Each run covers failover and recovery for each region. Use real production APIs rather than mocks.
Before starting, establish a requests-per-second baseline and let monitoring normalize. Keep observability plugins like OpenTelemetry, Datadog, and HTTP Log running alongside control plane analytics throughout.
Recommended transaction sets:
|
Transaction set
|
Requests
|
Duration
|
|
Set 1
|
50,000
|
30 minutes
|
|
Set 2
|
100,000
|
30 minutes
|
|
Set 3
|
250,000
|
30 minutes
|
For example, a transaction set would look like the following for set 1 for the US region:
- Start sending requests at your 50,000 baseline. Let things normalize.
- Enable the Pre-Function plugin. The US region starts returning
400 and Route 53 marks it as unhealthy. Traffic shifts to EU.
- Keep the load running. Disable the plugin, which will cause US health checks to pass again. Route 53 gradually routes traffic back and RPS returns to baseline across both regions.
Start load generation at your RPS baseline. After things are stable, enable the Pre-Function plugin on the health check route.
Health check requests will start returning 400, and the DNS health checker will eventually mark the region as unhealthy.
DNS should shift traffic to the alternate region automatically.

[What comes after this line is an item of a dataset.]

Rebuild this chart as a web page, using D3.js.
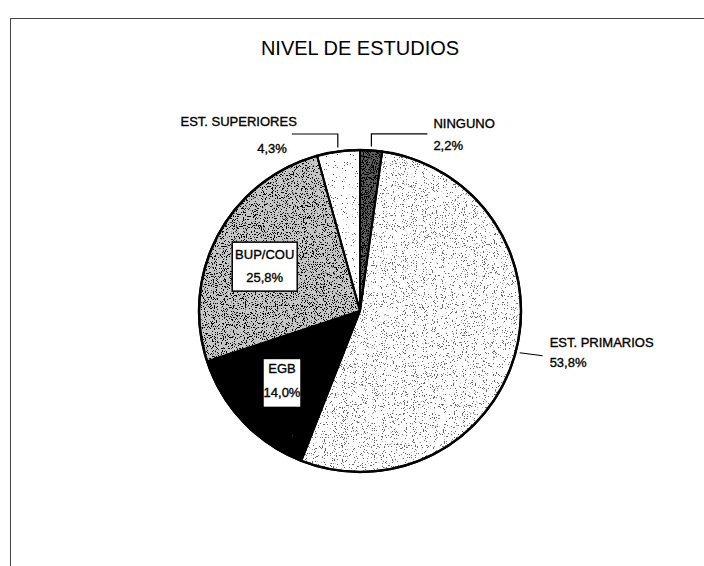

Let the test run for the full transaction set duration.
Watch for the health check status to change in your DNS provider and confirm traffic is shifting to the alternate region.
Capture observability output and analytics as you go.
How quickly the DNS provider marks the endpoint unhealthy depends on your health check interval and failure threshold settings.
Test recovery while the target region is still unhealthy and load generation is active.
Disable the plugin to let health checks pass again, and the DNS provider will start routing traffic back to the recovered region.
Traffic should gradually split across both regions as health checks pass.
Use analytics to confirm RPS returns to your baseline.